An isogenic single-cell atlas of familial Parkinson's disease mutations reveals convergent changes in dopamine neurons

Summary/AbstractFamilial Parkinsons disease (PD) is caused by mutations in more than twenty genes that affect diverse cellular pathways, including mitochondrial quality control, lysosomal function, and vesicular trafficking. A central question is how mutations impacting these distinct pathways converge to cause the selective degeneration of dopamine neurons. Human pluripotent stem cell (hPSC)-based disease models provide a valuable system to study this; however, systematic comparison of the pathogenic effects of different mutations has been limited by genetic background variability. To address this, we generated an isogenic single-cell transcriptomic atlas of fourteen familial PD mutations comprising more than 200,000 hPSC-derived midbrain specified cells. Integrated analysis revealed mutation-specific transcriptional signatures alongside shared dysregulated genes and modules that converge on mitochondrial homeostasis, endolysosomal degradation, and iron/ferroptosis pathways. Differentially expressed genes were significantly enriched for PD GWAS-implicated genes in dopamine neurons, bridging monogenic and sporadic PD genetic risk and highlighting a shared downstream state across multiple mutations.
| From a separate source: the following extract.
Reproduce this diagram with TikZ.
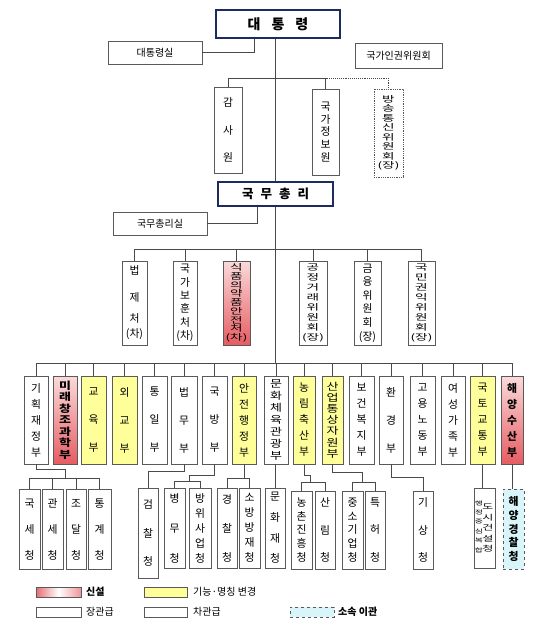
\documentclass[tikz,border=0pt]{standalone}
\usepackage{fontspec}
\setmainfont{Noto Sans CJK KR}
\newfontfamily\krw[FakeStretch=1.6]{Noto Sans CJK KR}
\newfontfamily\krm[FakeStretch=1.3]{Noto Sans CJK KR}
\usetikzlibrary{calc}
\definecolor{navy}{HTML}{1E2B5E}
\definecolor{bgray}{HTML}{5A5A5A}
\definecolor{lgray}{HTML}{4A4A4A}
\definecolor{yel}{HTML}{FFFF99}
\definecolor{ptop}{HTML}{FBDADA}
\definecolor{pbot}{HTML}{E65C62}
\definecolor{cy}{HTML}{D8F6FA}
\begin{document}
\begin{tikzpicture}[x=1pt,y=-1pt,
 bx/.style={draw=bgray, line width=0.8pt, fill=white, inner sep=0pt, align=center, text=black},
 sz/.style 2 args={minimum width=#1pt, minimum height=#2pt},
 lsp/.style={font=\fontsize{10.8}{#1}\selectfont},
 lspb/.style={font=\fontsize{10.8}{#1}\selectfont\bfseries},
 cz/.style 2 args={font=\krw\fontsize{#1}{#2}\selectfont},
 cm/.style 2 args={font=\krm\fontsize{#1}{#2}\selectfont},
 cmb/.style 2 args={font=\krm\fontsize{#1}{#2}\selectfont\bfseries},
 yb/.style={fill=yel},
 pk/.style={top color=ptop, bottom color=pbot},
 big/.style={draw=navy, line width=2.4pt, fill=white, inner sep=0pt},
 ln/.style={draw=lgray, line width=0.9pt},
 lab/.style={anchor=west, inner sep=0pt, font=\fontsize{10}{12}\selectfont},
 ]
\useasboundingbox[fill=white] (0,0) rectangle (550,629);

% ---- top level
\node[big, sz={124}{28}, font=\fontsize{14}{16}\selectfont\bfseries] (pres) at (278,24) {대\hspace{11pt}통\hspace{11pt}령};
\node[bx, sz={94}{23}, font=\fontsize{10}{12}\selectfont] (psec) at (155,52.5) {대통령실};
\node[bx, sz={87}{25}, font=\fontsize{10}{12}\selectfont] (nhrc) at (398.5,55.5) {국가인권위원회};
\node[bx, sz={28}{86}, lsp=27.5] (gamsa) at (228,130) {감\\사\\원};
\node[bx, sz={27}{86}, lsp=12.6] (nis) at (325.5,132) {국\\가\\정\\보\\원};
\node[bx, draw=bgray, densely dotted, sz={29}{88}, cz={8.5}{9.5}] (bang) at (388.5,133) {방\\송\\통\\신\\위\\원\\회\\(장)};

% ---- prime minister
\node[big, sz={115}{24}, font=\fontsize{12.5}{14}\selectfont\bfseries] (pm) at (275.5,194) {국\hspace{7pt}무\hspace{7pt}총\hspace{7pt}리};
\node[bx, sz={94}{23}, font=\fontsize{10}{12}\selectfont] (pmsec) at (160,223.5) {국무총리실};

\node[bx, sz={25}{84}, lsp=15] (c1) at (134.5,303) {법\\[12pt]제\\[6pt]처\\(차)};
\node[bx, sz={24}{84}, lsp=13.4] (c2) at (185,303) {국\\가\\보\\훈\\처\\(차)};
\node[bx, pk, sz={27}{84}, cz={8.5}{8.75}] (c3) at (236.5,303) {식\\품\\의\\약\\품\\안\\전\\처\\(차)};
\node[bx, sz={28}{84}, cz={8.5}{10}] (c4) at (313,303) {공\\정\\거\\래\\위\\원\\회\\(장)};
\node[bx, sz={27}{84}, lsp=13.6] (c5) at (367.5,303) {금\\융\\위\\원\\회\\(장)};
\node[bx, sz={27}{84}, cz={8.5}{10}] (c6) at (421.5,303) {국\\민\\권\\익\\위\\원\\회\\(장)};

% ---- ministries
\node[bx, sz={24}{88}, lsp=16] (m1) at (36,420) {기\\획\\재\\정\\부};
\node[bx, pk, sz={24}{88}, cmb={10}{11.5}] (m2) at (65,420) {미\\래\\창\\조\\과\\학\\부};
\node[bx, yb, sz={25}{88}, lsp=28] (m3) at (93.5,420) {교\\육\\부};
\node[bx, yb, sz={25}{88}, lsp=28] (m4) at (124.5,420) {외\\교\\부};
\node[bx, sz={25}{88}, lsp=28] (m5) at (154.5,420) {통\\일\\부};
\node[bx, sz={26}{88}, lsp=28] (m6) at (184,420) {법\\무\\부};
\node[bx, sz={25}{88}, lsp=28] (m7) at (214.5,420) {국\\방\\부};
\node[bx, yb, sz={24}{88}, lsp=16] (m8) at (244,420) {안\\전\\행\\정\\부};
\node[bx, sz={24}{88}, cm={10}{12}] (m9) at (276,420) {문\\화\\체\\육\\관\\광\\부};
\node[bx, yb, sz={22}{88}, lsp=16] (m10) at (304,420) {농\\림\\축\\산\\부};
\node[bx, yb, sz={21}{88}, cm={10}{11.2}] (m11) at (332.5,420) {산\\업\\통\\상\\자\\원\\부};
\node[bx, sz={25}{88}, lsp=16] (m12) at (361.5,420) {보\\건\\복\\지\\부};
\node[bx, sz={24}{88}, lsp=28] (m13) at (391,420) {환\\경\\부};
\node[bx, sz={25}{88}, lsp=16] (m14) at (422.5,420) {고\\용\\노\\동\\부};
\node[bx, sz={24}{88}, lsp=16] (m15) at (453,420) {여\\성\\가\\족\\부};
\node[bx, yb, sz={25}{88}, lsp=16] (m16) at (482.5,420) {국\\토\\교\\통\\부};
\node[bx, pk, sz={22}{88}, lspb=16] (m17) at (512,420) {해\\양\\수\\산\\부};

% ---- agencies
\node[bx, sz={21}{80}, lsp=26] (a1) at (29.5,529.5) {국\\세\\청};
\node[bx, sz={21}{80}, lsp=26] (a2) at (52.5,529.5) {관\\세\\청};
\node[bx, sz={20}{80}, lsp=26] (a3) at (76,529.5) {조\\달\\청};
\node[bx, sz={23}{80}, lsp=26] (a4) at (99.5,529.5) {통\\계\\청};
\node[bx, sz={20}{90}, lsp=28.5] (a5) at (148,533) {검\\찰\\청};
\node[bx, sz={21}{80}, lsp=30] (a6) at (174.5,528) {병\\무\\청};
\node[bx, sz={22}{80}, lsp=15] (a7) at (200,528) {방\\위\\사\\업\\청};
\node[bx, sz={20}{80}, lsp=29] (a8) at (227,528) {경\\찰\\청};
\node[bx, sz={21}{80}, lsp=15] (a9) at (249.5,528) {소\\방\\방\\재\\청};
\node[bx, sz={20}{80}, lsp=20.7] (a10) at (275,528) {문\\화\\재\\청};
\node[bx, sz={21}{78}, lsp=13.75] (a11) at (301.5,530) {농\\촌\\진\\흥\\청};
\node[bx, sz={20}{78}, lsp=27.5] (a12) at (325,530) {산\\림\\청};
\node[bx, sz={21}{78}, lsp=13.75] (a13) at (352.5,530) {중\\소\\기\\업\\청};
\node[bx, sz={20}{78}, lsp=27.5] (a14) at (375,530) {특\\허\\청};
\node[bx, sz={20}{78}, lsp=27.5] (a15) at (423,530) {기\\상\\청};
\node[bx, sz={21}{80}] (a16) at (484.5,528) {};
\node[inner sep=0pt, align=center, cz={5.5}{9.4}] (a16l) at (479,526.5) {행\\정\\중\\심\\복\\합};
\node[inner sep=0pt, align=center, cz={7.5}{10.5}] (a16r) at (488,528) {도\\시\\건\\설\\청};
\node[bx, draw=bgray, dashed, fill=cy, sz={21}{80}, lspb=13.75] (a17) at (513.5,529) {해\\양\\경\\찰\\청};

% ---- connectors
\coordinate (mx) at (275,0);
\coordinate (pj) at (254,0);
\coordinate (pmj) at (257,0);
\coordinate (tb) at (0,78);
\coordinate (cb) at (0,249);
\coordinate (MB) at (0,363);
\draw[ln] (psec.east) -| (pj |- pres.south);
\draw[ln] (mx |- pres.south) -- (mx |- pm.north);
\draw[ln] (gamsa.north) -- (gamsa.north |- tb) -- (nis.north |- tb) -- (nis.north);
\draw[ln, densely dotted] (nis.north |- tb) -- (bang.north |- tb) -- (bang.north);
\draw[ln] (pmsec.east) -| (pmj |- pm.south);
\draw[ln] (c1.north |- cb) -- (c6.north |- cb);
\foreach \n in {c1,c2,c3,c4,c5,c6} \draw[ln] (\n.north |- cb) -- (\n.north);
\draw[ln] (mx |- pm.south) -- (mx |- MB);
\draw[ln] (m1.north |- MB) -- (m17.north |- MB);
\foreach \n in {m1,m2,m3,m4,m5,m6,m7,m8,m9,m10,m11,m12,m13,m14,m15,m16,m17} \draw[ln] (\n.north |- MB) -- (\n.north);

% 기획재정부
\coordinate (k1) at (65,469);
\coordinate (k1b) at (0,478);
\draw[ln] (m1.south) |- (k1) -- (k1 |- k1b);
\draw[ln] (a1.north |- k1b) -- (a4.north |- k1b);
\foreach \n in {a1,a2,a3,a4} \draw[ln] (\n.north |- k1b) -- (\n.north);
% 법무부
\coordinate (k2) at (0,471);
\draw[ln] (m6.south) -- (m6.south |- k2) -- (a5.north |- k2) -- (a5.north);
% 국방부
\coordinate (k3) at (189,475);
\coordinate (k3b) at (0,481);
\draw[ln] (m7.south) |- (k3) -- (k3 |- k3b);
\draw[ln] (a6.north |- k3b) -- (a7.north |- k3b);
\foreach \n in {a6,a7} \draw[ln] (\n.north |- k3b) -- (\n.north);
% 안전행정부
\coordinate (k4b) at (0,478);
\draw[ln] (m8.south) -- (m8.south |- k4b);
\draw[ln] (a8.north |- k4b) -- (a9.north |- k4b);
\foreach \n in {a8,a9} \draw[ln] (\n.north |- k4b) -- (\n.north);
% 문화체육관광부
\draw[ln] (a10.north |- m9.south) -- (a10.north);
% 농림축산부
\coordinate (k5) at (310,475);
\coordinate (k5b) at (0,482);
\draw[ln] (m10.south) |- (k5) -- (k5 |- k5b);
\draw[ln] (a11.north |- k5b) -- (a12.north |- k5b);
\foreach \n in {a11,a12} \draw[ln] (\n.north |- k5b) -- (\n.north);
% 산업통상자원부
\coordinate (k6) at (362,472);
\draw[ln] (m11.south) |- (k6) -- (k6 |- k5b);
\draw[ln] (a13.north |- k5b) -- (a14.north |- k5b);
\foreach \n in {a13,a14} \draw[ln] (\n.north |- k5b) -- (\n.north);
% 환경부
\coordinate (k7) at (0,477);
\draw[ln] (m13.south) -- (m13.south |- k7) -- (a15.north |- k7) -- (a15.north);
% 국토교통부, 해양수산부
\draw[ln] (m16.south) -- (m16.south |- a16.north);
\draw[ln] (m17.south) -- (m17.south |- a17.north);

% ---- legend
\node[draw=bgray, line width=0.8pt, inner sep=0pt, sz={45}{10}, left color=pbot!90, right color=pbot!65, middle color=white] (lg1) at (58.5,592) {};
\node[lab, font=\fontsize{10}{12}\selectfont\bfseries] (lt1) at (86,592) {신설};
\node[draw=bgray, line width=0.8pt, inner sep=0pt, sz={43}{10}, fill=yel] (lg2) at (165.5,592) {};
\node[lab] (lt2) at (193,592) {기능·명칭 변경};
\node[draw=bgray, line width=0.8pt, inner sep=0pt, sz={45}{10}, fill=white] (lg3) at (58.5,612) {};
\node[lab] (lt3) at (86,612) {장관급};
\node[draw=bgray, line width=0.8pt, inner sep=0pt, sz={43}{10}, fill=white] (lg4) at (165.5,612) {};
\node[lab] (lt4) at (193,612) {차관급};
\node[draw=bgray, line width=0.8pt, dashed, inner sep=0pt, sz={44}{10}, fill=cy] (lg5) at (312,612) {};
\node[lab, font=\fontsize{10}{12}\selectfont\bfseries] (lt5) at (338,612) {소속 이관};
\end{tikzpicture}
\end{document}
Finally, cells with a DNAJC6 mutation, which is associated with juvenile-onset parkinsonism, exhibited alteration of neurodevelopmental and psychiatric disorder risk genes, providing a transcriptional correlate for neurodevelopmental features observed in early-onset PD. Together, this resource enables molecular stratification of familial PD mutations and provides a foundational benchmarking data set.